(a) To find \(\frac{dy}{dx}\), we use the chain rule:

\(\frac{dy}{dx} = \frac{dy}{dt} \times \frac{dt}{dx}\).

First, find \(\frac{dx}{dt}\):

\(x = \sqrt{t} + 3 \Rightarrow \frac{dx}{dt} = \frac{1}{2\sqrt{t}}\).

Next, find \(\frac{dy}{dt}\):

\(y = \ln t \Rightarrow \frac{dy}{dt} = \frac{1}{t}\).

Thus, \(\frac{dy}{dx} = \frac{1}{t} \times 2\sqrt{t} = \frac{2}{\sqrt{t}}\).
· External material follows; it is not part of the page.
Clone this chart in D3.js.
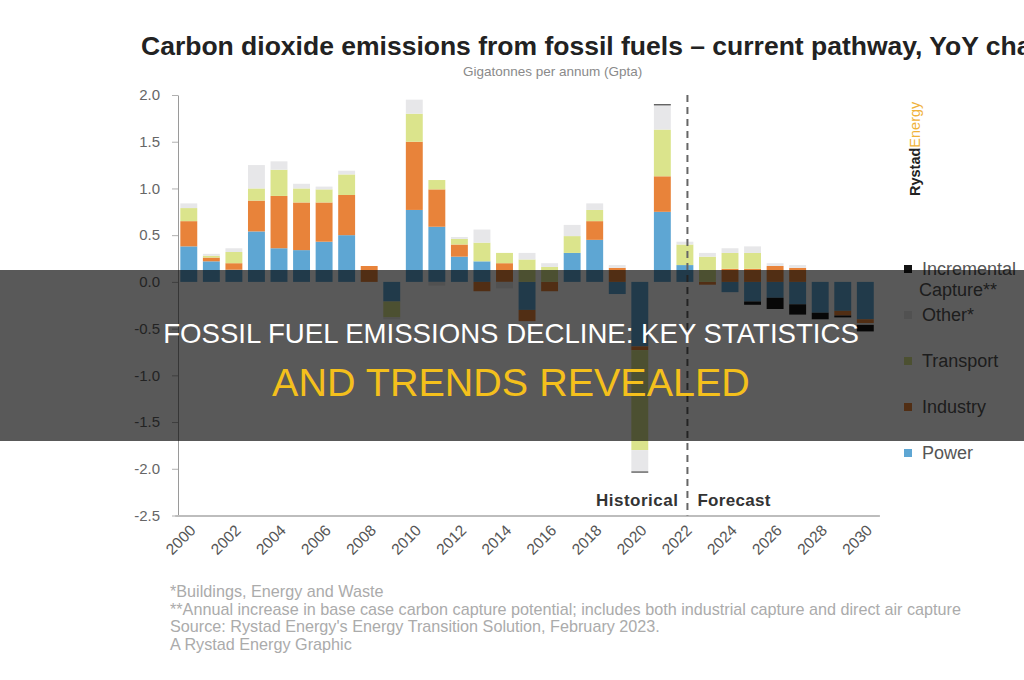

(b) The gradient of the normal is \(-2\), so the gradient of the tangent is \(\frac{1}{2}\).

Set \(\frac{dy}{dx} = \frac{1}{2}\):

\(\frac{2}{\sqrt{t}} = \frac{1}{2} \Rightarrow \sqrt{t} = 4 \Rightarrow t = 16\).

Substitute \(t = 16\) into the parametric equations:

\(x = \sqrt{16} + 3 = 7\),

\(y = \ln 16\).

Therefore, the coordinates are \((7, \ln 16)\).